After breakfast, I had some fishin’ to do. It started as just goofing off with my line in the water off the small bridge by our campsite, but by noon, I was back in town (Cornell, WI) looking for a gas station that would sell me a fishin’ license. It turns out that getting a fishing licence quickly in a small, sleepy town isn’t as easy as one would think – and I realized that I should’ve hassled Cindi to waste less time looking for the best tactical flashlight for the money, and more time finding a place online that would’ve been able to sell me a licence right away.
Before my trek into town, though, Riley, Matt, Jenni, and I ventured out around the island we were staying on. We walked around, I think, the whole thing. Not far from our campsite, we saw our first form of wildlife – TWO SHEEP. I’m not kidding. We found out from the guy that worked there that these two sheep had been all over the campground for the past few weeks, but they have no idea who the sheep belong to. It was the funniest thing ever. We had plans for mutton stew and for Jenni to knit things from their wool, but we weren’t able to catch them. Or locate a pot big enough for the sheep to fit in.
On our walk, we found some stumps to do some settin’ and let Riley run in the beach area for a while. He still doesn’t actually swim, but wading in for sticks is apparently the best thing ever.
As soon as Riley and I got back to the campsite (and successfully avoiding smashing into a deer on the way back), Josh and I hopped in the canoe and headed for some fishin’ waters. I have no idea how long we were gone, because I didn’t use time as a factor all weekend. I just know it was a blast, and even though we didn’t catch a damn thing (well, I caught one bass smaller than my hand and another one that got off the hook at the top of the water), it was the best thing ever. I forgot how much I miss being on the water, and using fishin’ as one of the most meditative things I’ve ever done. Here I am in the land of ten billion lakes and the first time I drop a hook in the water is in Wisconsin.
Some time passed. We decided it was dinner time when, well, we were all hungry. Steaks, baked potatoes, squash, sweet potatoes – all done over a fire. The hardest thing about cooking food that way? Sitting there by the fire, waiting for it to be done. And then there was the whole freezing our butts off, because the fire had to stay small enough to not catch our 80 pound steaks on fire.
There was eating, dish washing, securing all food from rabid wild animals (not Riley), and then we did what we do best – sat around laughing, greatly amusing ourselves, listening to awesome dance mix CDs Jenni put together, and consuming our leftover liquor.

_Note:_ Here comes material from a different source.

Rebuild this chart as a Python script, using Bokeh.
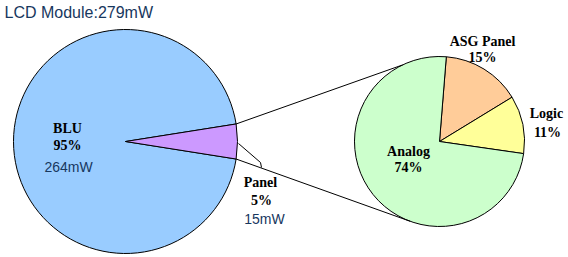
import numpy as np
from bokeh.plotting import figure
from bokeh.models import Range1d
from bokeh.core.properties import value
from bokeh.embed import file_html
from bokeh.resources import INLINE

# ---- data ----
title_text = "LCD Module:279mW"
main_labels = ["BLU", "Panel"]
main_pct = [95, 5]
main_mw = ["264mW", "15mW"]
main_colors = ["#99CCFF", "#CC99FF"]

sub_labels = ["ASG Panel", "Logic", "Analog"]
sub_pct = [15, 11, 74]
sub_colors = ["#FFCC99", "#FFFF99", "#CCFFCC"]

W, H = 568, 257
p = figure(width=W, height=H, output_backend="svg", toolbar_location=None,
           x_range=Range1d(0, W), y_range=Range1d(0, H), min_border=0)
p.axis.visible = False
p.grid.visible = False
p.outline_line_color = None
p.background_fill_color = "white"

def py(y):
    return H - y

# big pie
bc_x, bc_y, br = 125, py(141), 112
panel_frac = main_pct[1] / sum(main_pct)
half = np.pi * panel_frac  # panel slice centred on 0 rad
starts_big = [half, -half]
ends_big = [2 * np.pi - half, half]
p.wedge(x=bc_x, y=bc_y, radius=br, start_angle=starts_big, end_angle=ends_big,
        fill_color=main_colors, line_color="black", line_width=1)

# small pie: clockwise from top boundary
sc_x, sc_y, sr = 439, py(141), 85
top = np.deg2rad(85.4)
fr = np.array(sub_pct) / sum(sub_pct)
cum = np.concatenate([[0], np.cumsum(fr)]) * 2 * np.pi
s_ends = top - cum[:-1]
s_starts = top - cum[1:]
p.wedge(x=sc_x, y=sc_y, radius=sr, start_angle=list(s_starts), end_angle=list(s_ends),
        fill_color=sub_colors, line_color="black", line_width=1)

# connector lines
a_up, a_dn = np.deg2rad(115.7), np.deg2rad(249.8)
p.line([bc_x + br * np.cos(half), sc_x + sr * np.cos(a_up)],
       [bc_y + br * np.sin(half), sc_y + sr * np.sin(a_up)], line_color="black", line_width=1)
p.line([bc_x + br * np.cos(-half), sc_x + sr * np.cos(a_dn)],
       [bc_y + br * np.sin(-half), sc_y + sr * np.sin(a_dn)], line_color="black", line_width=1)

# leader for Panel label
p.line([bc_x + br + 1, 260, 261], [py(143), py(162), py(167)], line_color="black", line_width=1)

serif = value("Liberation Serif")
sans = value("Liberation Sans")
blue = "#17375E"

p.text(x=[4], y=[py(12)], text=[title_text], text_font=sans, text_font_size="16px",
       text_color=blue, text_baseline="middle", text_align="left")

def lab(x, y, t):
    p.text(x=[x], y=[py(y)], text=[t], text_font=serif, text_font_style="bold",
           text_font_size="14px", text_color="black", text_baseline="middle", text_align="center")

lab(67, 128, main_labels[0]); lab(67, 145, f"{main_pct[0]}%")
p.text(x=[68], y=[py(166)], text=[main_mw[0]], text_font=sans, text_font_size="14px",
       text_color=blue, text_baseline="middle", text_align="center")
lab(260, 182, main_labels[1]); lab(261, 200, f"{main_pct[1]}%")
p.text(x=[264], y=[py(218)], text=[main_mw[1]], text_font=sans, text_font_size="14px",
       text_color=blue, text_baseline="middle", text_align="center")

lab(482, 41, sub_labels[0]); lab(482, 57, f"{sub_pct[0]}%")
lab(546, 113, sub_labels[1]); lab(547, 132, f"{sub_pct[1]}%")
lab(408, 151, sub_labels[2]); lab(408, 167, f"{sub_pct[2]}%")

open("out.html", "w").write(file_html(p, INLINE))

Because Matt’s a champ of a bartender, we put him to work with shot ideas we’d heard through the magic of song lyrics – Roosevelt from Soulja Boy and Blonde Dyke from Kanye West. I could do without Roosevelt (which was a fake red headed slut and Bacardi O), but would order a Blonde Dyke (Boone’s Farm Wild Island, Bacardi O, and Tang) on a regular basis. The biggest failure of the night? A shot called Twat Snorkel that never made it past it’s testing phase… and that’s probably a good thing.
The next morning rolled around and I was still freezing my ass off, so I ditched Riley and Cindi in the tent and headed out for some more fishing. It was so awesome to be out milling around the campsite and not a single thing moving or making a noise.
After breakfast, Jumi and Josh paddled out on the canoe for a while, and Bill and Katie packed up headed home. I fished, because that’s what I do. Tents were disassembled, coolers were packed up, and the last of the firewood (along with a hotel blanket Riley had been using as a place to sleep during the day) met its demise.
We had one last battle to attempt, though. We needed to shimmy up a tree that was leaning over the lagoon behind us. Jenni tried, Matt (sort of) tried, and I gave it a shot – we all failed. Miserably. Who knew shimmying up a tree was that hard?
We’ll get you next year, you bastard of a tree!